I just finished a book that is on my top ten list of all time. Maybe top five. The book is A Gentleman In Moscow by Amor Towles. As I read, I felt (I am not borrowing this “feeling” from any review) like I was listening to a symphony. Or reading one. The book is beautiful.
I won’t belabor the story. Count Alexander Ilyich Rostov is placed in detention – for life – in Moscow’s Metropol Hotel in 1922. He is spared from a bullet in the head only because of a pre-revolutionary poem he wrote in 1913. But — if he steps outside the hotel – he will be killed. The story revolves around the Count’s 40 years in the Metropol and in his tiny, cramped servant’s quarters. Sound boring? It ain’t.

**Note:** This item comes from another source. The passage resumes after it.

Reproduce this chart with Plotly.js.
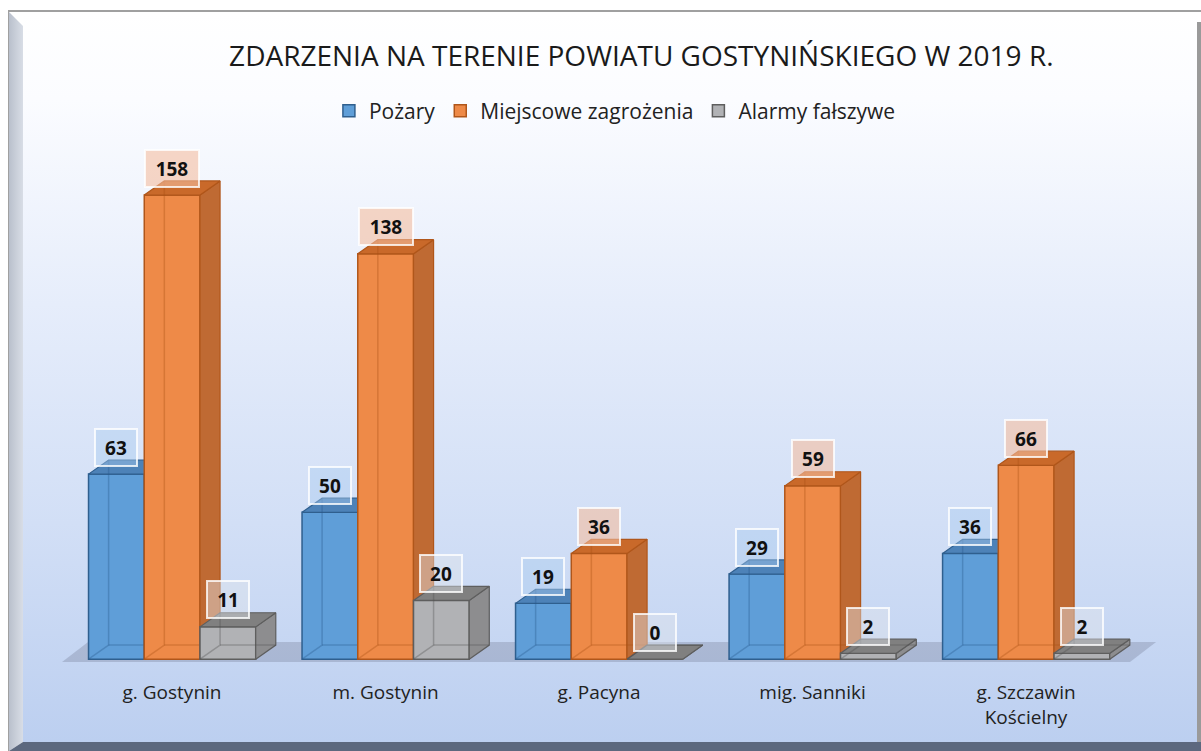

In reading this book, I was reminded of Julian Assange (WikiLeaks founder) who has been living in the Ecuadorian Embassy in London since 2012. If he steps outside, he will not be shot — but he will certainly be arrested, detained and placed in a prison cell. While Count Rostov had no internet connection, we have just learned that Assange’s internet connection has been cut since he violated his written agreement to not meddle in the affairs of other nations. Mr. Assange has vocally supported the Russian government’s denial of their attempted murder (with a military-grade nerve agent) of Russian spy Sergei Skripal and his daughter.
Count Rostov was the epitome of congeniality, cooperation and dignity given his circumstances. Maybe someone should send Julian a copy of Amor Towles classic work.